Peru has the second largest ethnic Japanese population in South America after Brazil. This community has made a significant cultural impact on the country,[5] and as of the 2017 Census in Peru, 22,534 people or 0.2% of the Peruvian population self reported themselves as having Nikkei or Japanese ancestry,[6] though the Japanese government estimates that at least 100,000 Peruvians have some degree of Japanese ancestry.[7] The Peruvian Congress indicated that the emigration of Peruvian Nikkeis to Japan began in the 1980s, and the Japanese government estimates that around 300,000 Peruvians of the Peruvian-Japanese community, 40,000 Nikkeis went to work in Japan.[8]
Peru was the first Latin American country to establish diplomatic relations with Japan,[9] in June 1873.[10] Peru was also the first Latin American country to accept Japanese immigration.[9] The Sakura Maru carried Japanese families from Yokohama to Peru and arrived on April 3, 1899, at the Peruvian port city of Callao.[11] This group of 790 Japanese became the first of several waves of emigrants who made new lives for themselves in Peru, some nine years before emigration to Brazil began.[10]

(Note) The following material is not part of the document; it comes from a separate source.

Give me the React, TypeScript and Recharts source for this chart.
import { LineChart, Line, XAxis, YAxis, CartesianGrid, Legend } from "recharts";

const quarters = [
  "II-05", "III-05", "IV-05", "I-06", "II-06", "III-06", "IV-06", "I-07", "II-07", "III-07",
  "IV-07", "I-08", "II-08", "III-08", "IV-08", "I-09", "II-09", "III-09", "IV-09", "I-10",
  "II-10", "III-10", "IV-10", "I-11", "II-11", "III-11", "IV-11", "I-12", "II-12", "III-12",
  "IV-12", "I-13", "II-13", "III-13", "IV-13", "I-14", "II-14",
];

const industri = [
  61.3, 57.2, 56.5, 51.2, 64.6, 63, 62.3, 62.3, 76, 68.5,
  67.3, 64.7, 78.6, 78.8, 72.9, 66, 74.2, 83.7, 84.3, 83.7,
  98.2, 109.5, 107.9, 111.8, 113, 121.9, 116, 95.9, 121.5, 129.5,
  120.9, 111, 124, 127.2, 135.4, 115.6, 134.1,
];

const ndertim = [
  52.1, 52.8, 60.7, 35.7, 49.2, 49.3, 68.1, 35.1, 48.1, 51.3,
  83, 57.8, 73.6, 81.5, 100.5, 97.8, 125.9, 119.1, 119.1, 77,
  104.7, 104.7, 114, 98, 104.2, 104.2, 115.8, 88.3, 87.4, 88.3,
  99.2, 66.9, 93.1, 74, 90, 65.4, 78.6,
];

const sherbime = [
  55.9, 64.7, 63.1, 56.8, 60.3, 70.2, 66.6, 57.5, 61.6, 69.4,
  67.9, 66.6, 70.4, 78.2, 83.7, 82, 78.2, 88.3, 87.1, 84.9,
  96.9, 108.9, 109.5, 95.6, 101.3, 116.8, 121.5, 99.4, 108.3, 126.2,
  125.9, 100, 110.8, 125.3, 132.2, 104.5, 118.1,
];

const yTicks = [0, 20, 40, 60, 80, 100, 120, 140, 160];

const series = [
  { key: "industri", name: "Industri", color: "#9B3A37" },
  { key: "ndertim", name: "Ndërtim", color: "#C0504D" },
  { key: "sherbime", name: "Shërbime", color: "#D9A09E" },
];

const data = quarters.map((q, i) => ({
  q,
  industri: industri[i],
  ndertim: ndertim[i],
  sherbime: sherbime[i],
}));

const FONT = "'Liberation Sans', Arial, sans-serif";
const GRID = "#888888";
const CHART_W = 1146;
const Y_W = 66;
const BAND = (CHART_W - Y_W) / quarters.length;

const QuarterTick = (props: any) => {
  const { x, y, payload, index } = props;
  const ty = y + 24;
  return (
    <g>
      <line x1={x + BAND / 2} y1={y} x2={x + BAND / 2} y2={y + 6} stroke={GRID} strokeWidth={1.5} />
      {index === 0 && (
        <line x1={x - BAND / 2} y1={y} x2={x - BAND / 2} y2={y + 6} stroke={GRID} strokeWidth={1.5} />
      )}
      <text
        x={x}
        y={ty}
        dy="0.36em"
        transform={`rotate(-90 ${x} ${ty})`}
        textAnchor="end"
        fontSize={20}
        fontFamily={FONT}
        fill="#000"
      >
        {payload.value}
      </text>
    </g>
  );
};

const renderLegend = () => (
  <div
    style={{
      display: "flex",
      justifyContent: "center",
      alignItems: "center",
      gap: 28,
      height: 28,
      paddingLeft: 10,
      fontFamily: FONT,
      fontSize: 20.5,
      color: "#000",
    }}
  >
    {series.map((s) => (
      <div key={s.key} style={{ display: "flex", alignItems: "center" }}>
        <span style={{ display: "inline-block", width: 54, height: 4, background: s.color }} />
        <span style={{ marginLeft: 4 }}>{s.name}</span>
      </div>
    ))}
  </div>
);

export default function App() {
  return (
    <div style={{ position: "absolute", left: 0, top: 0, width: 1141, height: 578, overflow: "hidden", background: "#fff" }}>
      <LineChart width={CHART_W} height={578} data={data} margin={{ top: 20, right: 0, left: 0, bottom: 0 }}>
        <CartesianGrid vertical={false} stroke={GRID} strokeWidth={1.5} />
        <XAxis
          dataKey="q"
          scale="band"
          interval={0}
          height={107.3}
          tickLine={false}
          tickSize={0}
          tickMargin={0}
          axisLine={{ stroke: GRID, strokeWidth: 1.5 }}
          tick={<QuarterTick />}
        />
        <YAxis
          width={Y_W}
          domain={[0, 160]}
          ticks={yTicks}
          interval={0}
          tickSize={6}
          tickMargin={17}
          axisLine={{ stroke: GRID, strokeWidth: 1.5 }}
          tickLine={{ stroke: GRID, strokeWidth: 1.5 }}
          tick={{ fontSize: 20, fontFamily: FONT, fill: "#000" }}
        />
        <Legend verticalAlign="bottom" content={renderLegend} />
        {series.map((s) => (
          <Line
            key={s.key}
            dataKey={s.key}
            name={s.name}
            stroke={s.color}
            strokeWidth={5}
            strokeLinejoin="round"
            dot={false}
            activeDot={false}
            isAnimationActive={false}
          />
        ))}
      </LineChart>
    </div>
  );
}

Most immigrants arrived from Okinawa, Gifu, Hiroshima, Kanagawa and Osaka prefectures. Many arrived as farmers or to work in the fields but, after their contracts were completed, settled in the cities.[12] In the period before World War II, the Japanese community in Peru was largely run by issei immigrants born in Japan. "Those of the second generation [the nisei] were almost inevitably excluded from community decision-making."[13]